Frequently asked questions
What is chart prep, or pre-charting, software?
Chart prep (or pre-charting) software prepares a patient's chart before the visit — looking ahead at the schedule, gathering the records and history each appointment needs, reconciling medications, surfacing care gaps, and organizing everything so the provider starts the encounter prepared. It can also build and pre-populate charts for new patients. The goal is a visit-ready chart, assembled before the patient arrives.
How is pre-charting different from an AI scribe?
They're opposite ends of the visit timeline. Pre-charting happens before the visit, preparing the chart; an AI scribe happens during the visit, listening to the encounter and drafting the note. Scribes like Abridge remove documentation burden as the visit happens; pre-charting tools prepare the context the visit needs.
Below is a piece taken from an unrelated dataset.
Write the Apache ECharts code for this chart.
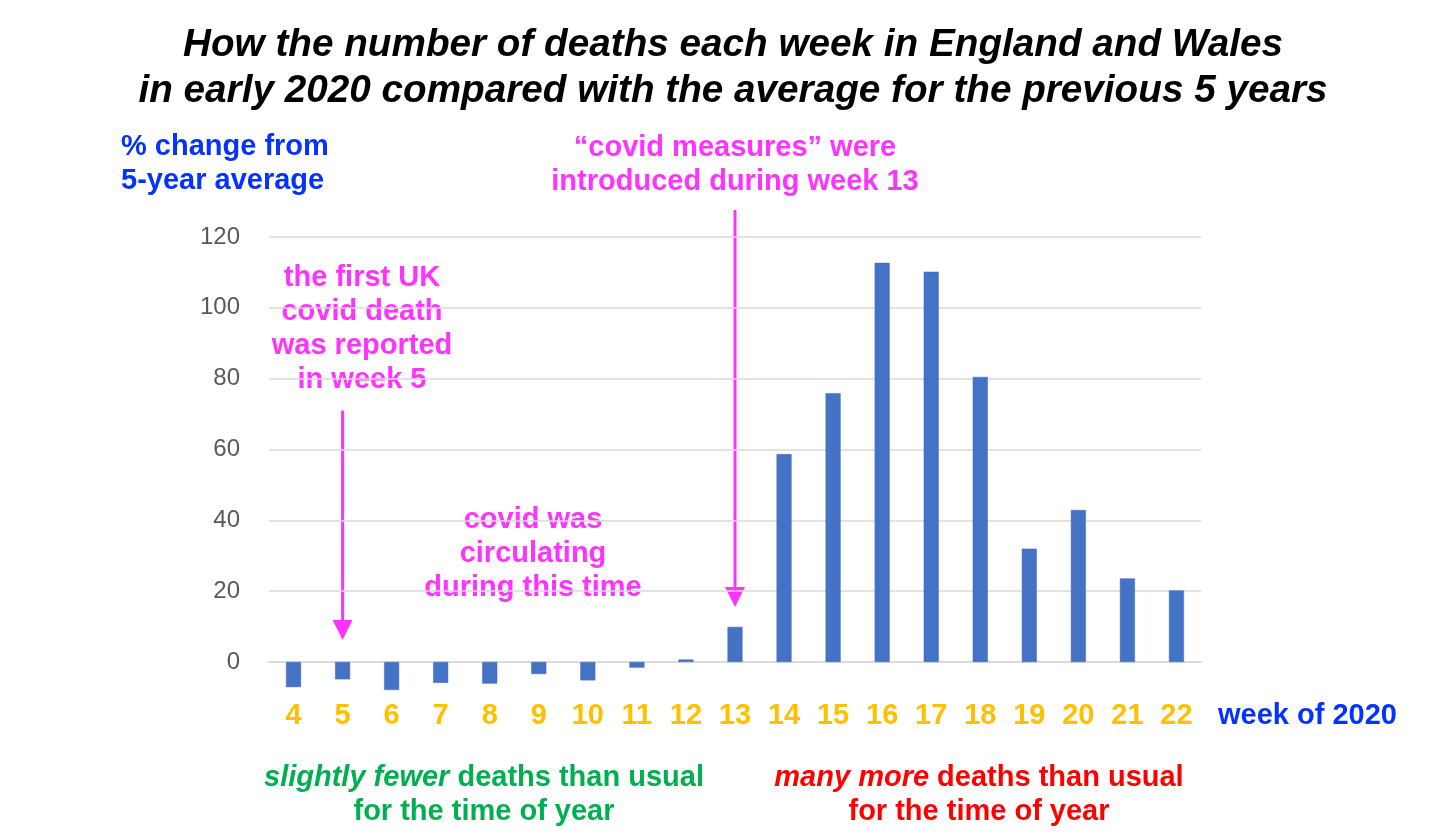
<!DOCTYPE html>
<html><head><meta charset="utf-8">
<script src="https://cdn.jsdelivr.net/npm/echarts@6/dist/echarts.min.js"></script>
<style>html,body{margin:0;padding:0;background:#fff}#c{width:1456px;height:838px}</style>
</head><body><div id="c"></div>
<script>
// ---- data ----
const weeks = ['4','5','6','7','8','9','10','11','12','13','14','15','16','17','18','19','20','21','22'];
const pctChange = [-7.1, -4.9, -7.9, -5.9, -6.1, -3.4, -5.2, -1.6, 0.7, 9.9, 58.7, 75.9, 112.7, 110.2, 80.5, 32.0, 42.9, 23.6, 20.2];
const titleLines = ['How the number of deaths each week in England and Wales', 'in early 2020 compared with the average for the previous 5 years'];
const yAxisTitle = ['% change from', '5-year average'];
const xAxisTitle = 'week of 2020';
const noteFirstDeath = ['the first UK', 'covid death', 'was reported', 'in week 5'];
const noteMeasures = ['\u201Ccovid measures\u201D were', 'introduced during week 13'];
const noteCirculating = ['covid was', 'circulating', 'during this time'];
// arrows: [week, start value, tip value]
const arrowFirstDeath = ['5', 71, 6.2];
const arrowMeasures = ['13', 127.6, 15.5];

const FONT = '"Liberation Sans", Arial, sans-serif';
const FS = 29;
const MAGENTA = '#ff33ff', BLUE = '#0433ff', GREEN = '#00b050', RED = '#ff0000', GOLD = '#ffc000';

const chart = echarts.init(document.getElementById('c'), null, {renderer: 'canvas'});

function txt(lines, x, y, fill, align) {
  return {
    type: 'text', silent: true,
    style: {
      text: lines.join('\n'), x: x, y: y, fill: fill,
      font: 'bold ' + FS + 'px ' + FONT, lineHeight: 34,
      textAlign: align || 'center', textVerticalAlign: 'middle'
    }
  };
}
function mixed(italicPart, rest, line2, x, y, fill) {
  return {
    type: 'text', silent: true,
    style: {
      text: '{i|' + italicPart + '}{n|' + rest + '}\n{n|' + line2 + '}',
      x: x, y: y, textAlign: 'center', textVerticalAlign: 'middle',
      rich: {
        i: {fontStyle: 'italic', fontWeight: 'bold', fontSize: FS, fontFamily: FONT, fill: fill, lineHeight: 34},
        n: {fontWeight: 'bold', fontSize: FS, fontFamily: FONT, fill: fill, lineHeight: 34}
      }
    }
  };
}

const gridTop = 237, gridH = 495.8, yMin = -20, yMax = 120;
const zeroOffset = gridH * (0 - yMin) / (yMax - yMin); // px from grid bottom to value 0

chart.setOption({
  animation: false,
  backgroundColor: '#ffffff',
  title: {
    text: titleLines.join('\n'),
    left: 728, top: 17, textAlign: 'center',
    textStyle: {fontFamily: FONT, fontSize: 38.7, fontWeight: 'bold', fontStyle: 'italic', color: '#000', lineHeight: 46, align: 'center'}
  },
  grid: {left: 269, right: 255, top: gridTop, height: gridH, containLabel: false},
  xAxis: {
    type: 'category', data: weeks, offset: -zeroOffset,
    axisLine: {show: true, onZero: false, lineStyle: {color: '#d9d9d9', width: 1.5}},
    axisTick: {show: false},
    axisLabel: {color: GOLD, fontFamily: FONT, fontWeight: 'bold', fontSize: FS, margin: 40, interval: 0}
  },
  yAxis: {
    type: 'value', min: yMin, max: yMax, interval: 20,
    axisLine: {show: false}, axisTick: {show: false},
    axisLabel: {color: '#595959', fontFamily: FONT, fontSize: 24, margin: 29,
      formatter: v => (v < 0 ? '' : String(v))},
    splitLine: {show: true, showMinLine: false, lineStyle: {color: '#d9d9d9', width: 1.5}}
  },
  series: [{
    type: 'bar', data: pctChange, barWidth: 15,
    itemStyle: {color: '#4472c4', borderColor: '#3f6abc', borderWidth: 0.5}
  }],
  graphic: [
    txt(yAxisTitle, 121, 164, BLUE, 'left'),
    txt(noteMeasures, 735, 165, MAGENTA),
    txt(noteFirstDeath, 362, 329, MAGENTA),
    txt(noteCirculating, 533, 554, MAGENTA),
    {type: 'text', silent: true, style: {text: xAxisTitle, x: 1218, y: 716, fill: BLUE,
      font: 'bold ' + FS + 'px ' + FONT, textAlign: 'left', textVerticalAlign: 'middle'}},
    mixed('slightly fewer', ' deaths than usual', 'for the time of year', 484, 795, GREEN),
    mixed('many more', ' deaths than usual', 'for the time of year', 979, 795, RED)
  ]
});

// arrows positioned through the chart's own scales
function arrow(spec, id) {
  const idx = weeks.indexOf(spec[0]);
  const p0 = chart.convertToPixel({gridIndex: 0}, [idx, spec[1]]);
  const p1 = chart.convertToPixel({gridIndex: 0}, [idx, spec[2]]);
  const x = p0[0], headH = 20, headW = 20;
  return [
    {type: 'line', id: id + 'l', silent: true,
      shape: {x1: x, y1: p0[1], x2: x, y2: p1[1] - headH + 2},
      style: {stroke: MAGENTA, lineWidth: 3}},
    {type: 'polygon', id: id + 'h', silent: true,
      shape: {points: [[x - headW / 2, p1[1] - headH], [x + headW / 2, p1[1] - headH], [x, p1[1]]]},
      style: {fill: MAGENTA}}
  ];
}
chart.setOption({graphic: [].concat(arrow(arrowFirstDeath, 'a1'), arrow(arrowMeasures, 'a2'))});
</script>
</body></html>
They're complementary, and a few platforms now do both, but they solve different problems.
Can chart prep pull in records from outside my EHR?
Some tools can; most can't. Many pre-charting tools organize and summarize only what's already in your EHR. Pulling specialist notes, hospital discharge summaries, and outside labs from systems you don't control is harder, and it's where tools differ most. Honey Health's agent retrieves outside records and brings them into the chart as part of preparation, which is what separates a chart that looks complete from one that actually is.
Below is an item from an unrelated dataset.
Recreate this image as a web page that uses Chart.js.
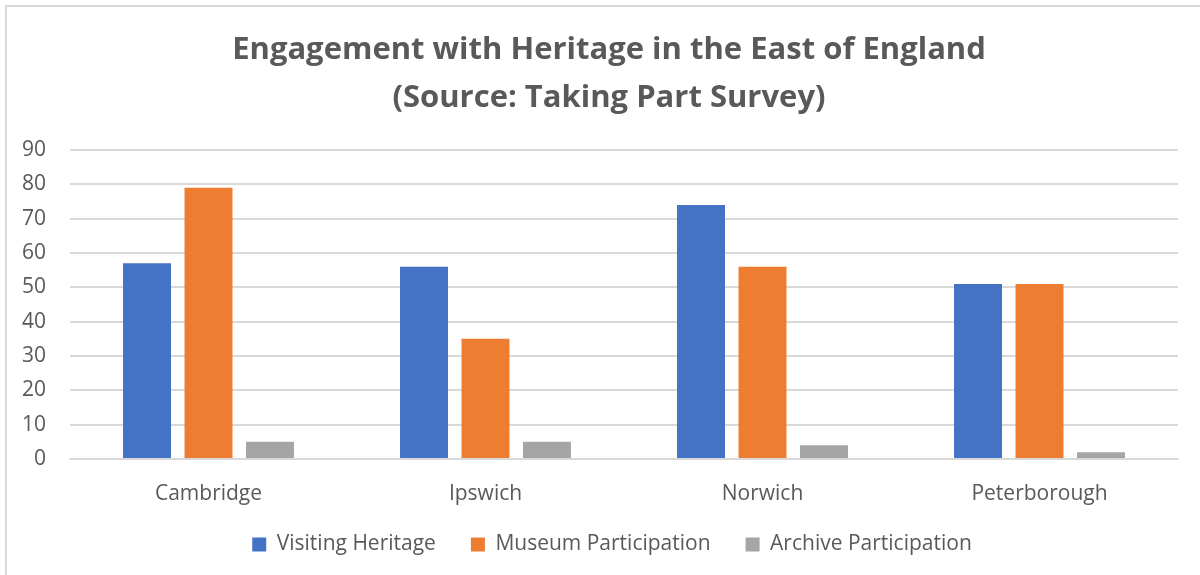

Does pre-charting work for new patients?
Only some tools handle new patients, and it's a distinct capability. A new patient has no existing chart, so preparing for their first visit means building the chart and pre-populating history and medications rather than organizing an existing record. Honey Health can set up and pre-populate new-patient charts ahead of the first visit; many tools focused on summarizing existing charts cannot, so confirm it if new-patient volume is high.
Is pre-charting useful for value-based care?
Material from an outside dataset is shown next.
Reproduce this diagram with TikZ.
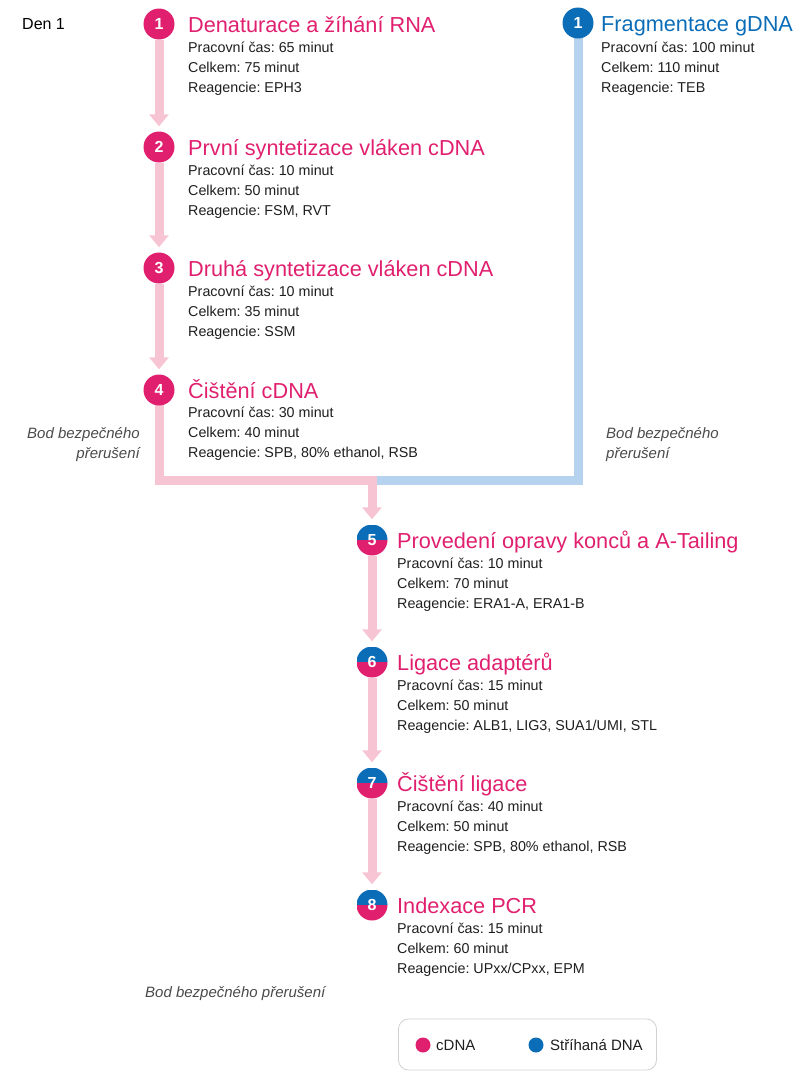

Especially so. In value-based and risk-adjustment arrangements, walking into a visit aware of every open care gap, overdue screening, and documentable chronic condition has direct quality and revenue implications. Tools like Navina and Innovaccer focus on surfacing exactly those gaps before the visit, and any pre-charting that organizes the chart and flags what to address helps a value-based program capture what it should.
How much does chart prep software cost?
Pricing models vary. AI agents like Honey Health charge per completed task, so cost scales with visit volume; clinician-copilot and pre-visit-intake tools (Navina, Health Note) and ambient platforms with pre-charting (Ambience, Suki) typically price per provider per month; and enterprise data platforms (Notable, Innovaccer) price by deployment. Compare any option against the loaded cost of the medical-assistant and provider time pre-charting consumes today.
Pre-visit chart prep is quiet, daily clinical work that determines how well a visit starts — and it's a genuinely different thing from the in-visit scribes it's so often confused with. Confirm you want the pre-visit side, pinpoint whether your gap is outside data, care gaps, patient history, or new-patient setup, and favor tools that assemble the chart you need rather than summarize the one you have. For a practice that wants pre-visit prep run autonomously, outside records included, ahead of every visit, Honey Health is a strong starting point.